The a cappella group was featured on American Idol in conjunction with member Luke Menard’s final 16 run in season seven last year. The group has performed extensively and has appeared on “Good Morning America.”
Their fifth CD was released in December.
Tickets may be purchased through the Davis Theatre box office Monday through Friday, 10 a.m.-4 p.m. by calling 704-920-2753.
Tickets are available online at cabarrusartscouncil.tix.com.
Symphony food drive
“The Soloist,” the upcoming movie about a cellist who became homeless, has struck a chord with American orchestras. They are mobilizing to help feed the hungry.
The Salisbury Symphony is one of at least 163 orchestras in 45 states that is participating in food drives in March, a month before the movie’s release on April 24.
“The Soloist” is based on the true story about a schizophrenic Juilliard-trained cellist (portrayed by Jamie Foxx) who becomes homeless and is helped by a Los Angeles Times columnist (Robert Downey, Jr.).
“The story of ‘The Soloist’ reminds us that classical music has the power to sustain spirits and change lives, even under the most difficult circumstances,” said Jesse Rosen, president and CEO of the League, a national service organization for orchestras, of which Salisbury Symphony Orchestra is a member.

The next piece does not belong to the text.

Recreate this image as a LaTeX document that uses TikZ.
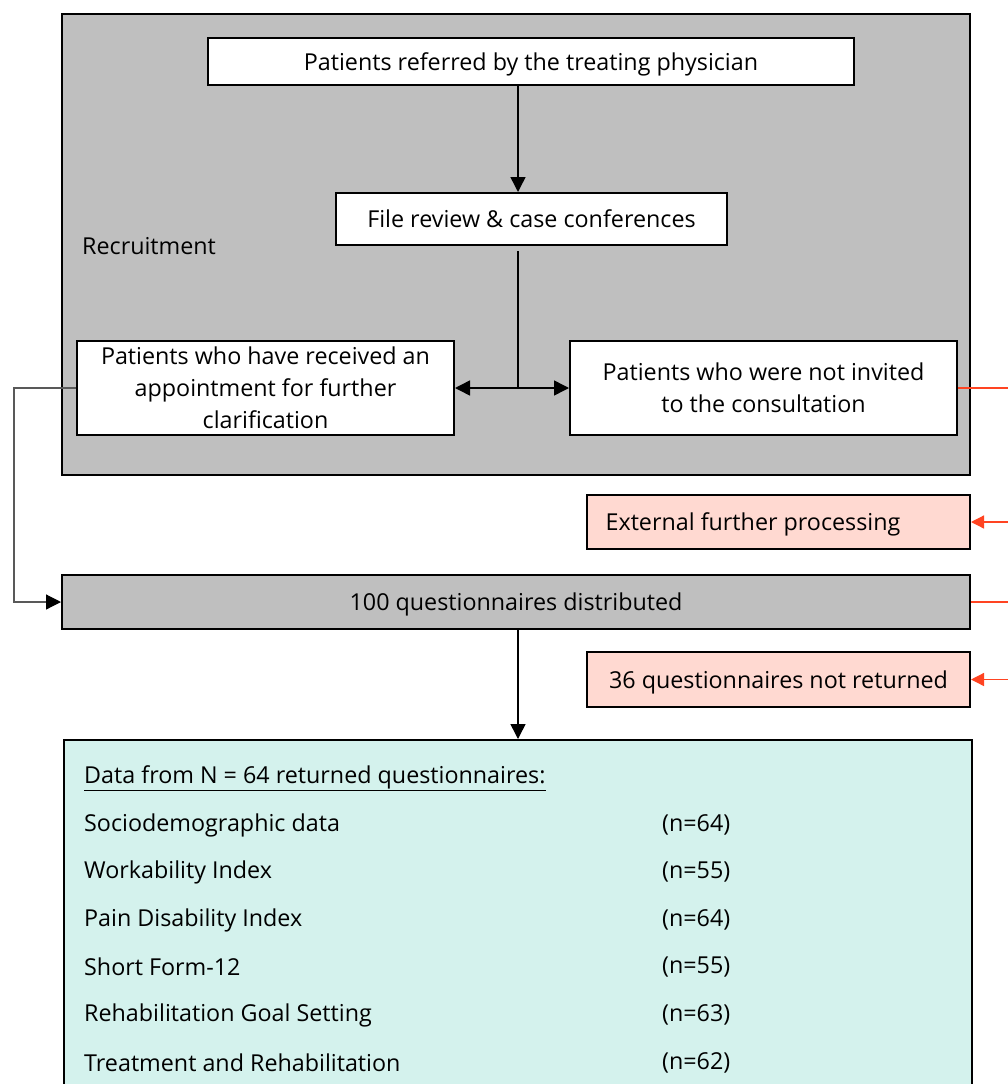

The food will be distributed by Second Harvest (now called Feeding America) which provides food to more than 25 million Americans a year.
Local citizens may drop non-perishable food items at Keppel Auditorium at Catawba College when they attend the Symphony’s concert on Saturday, March 21 at 7:30 p.m.
For more information, call 704-637-4314.
Flamenco workshop
Introduction to Flamenco for Belly Dancers will be offered by Kalima Tribal at the Looking Glass Artist Collective on Thursday, March26.
The two hour workshop will begin with information about the history of flamenco and it’s influence in belly dance, particularly tribal style belly dance. This will be followed by an introduction to the music of flamenco, its structure and rhythms.
In the second hour, participants will get up and move, learning basic flamenco arm gestures, postures, attitude and “palmas.” The two-hour class will cost $10 per person.
Space is limited. Pre-register by email to KalimaTribal@carolina.rr.com.
Don Moore show
STATESVILLE ó Iredell Museums will present the work of Don Moore of Salisbury at the Court Street Gallery, 134 Court Street, in downtown Statesville March 13 – May 8.
The opening reception and the kick-off party for the Downtown Statesville Art Crawl will be held on Friday, March 13, from 5-7 p.m..
The reception is free.
The Gallery is open to the public Tuesday through Saturday from 10 a.m. to 5 p.m.
Admission is free.
Moore’s new series, “Great Artists of the Western World,” was created specifically for this exhibit.
A retired post-secondary art instructor, Moore not only pays homage to the many of the “heroes” of art history emphasized in college art history survey classes, but also bridges the gap between past movements in art history by providing the viewer with “hints” as to why the master works are memorable and relevant today.
Born in Birmingham, Ala., Moore holds an MFA from the University of Alabama. He completed additional studies in art history at the University of Georgia and in painting and drawing at the Arts Student’s League, New York City.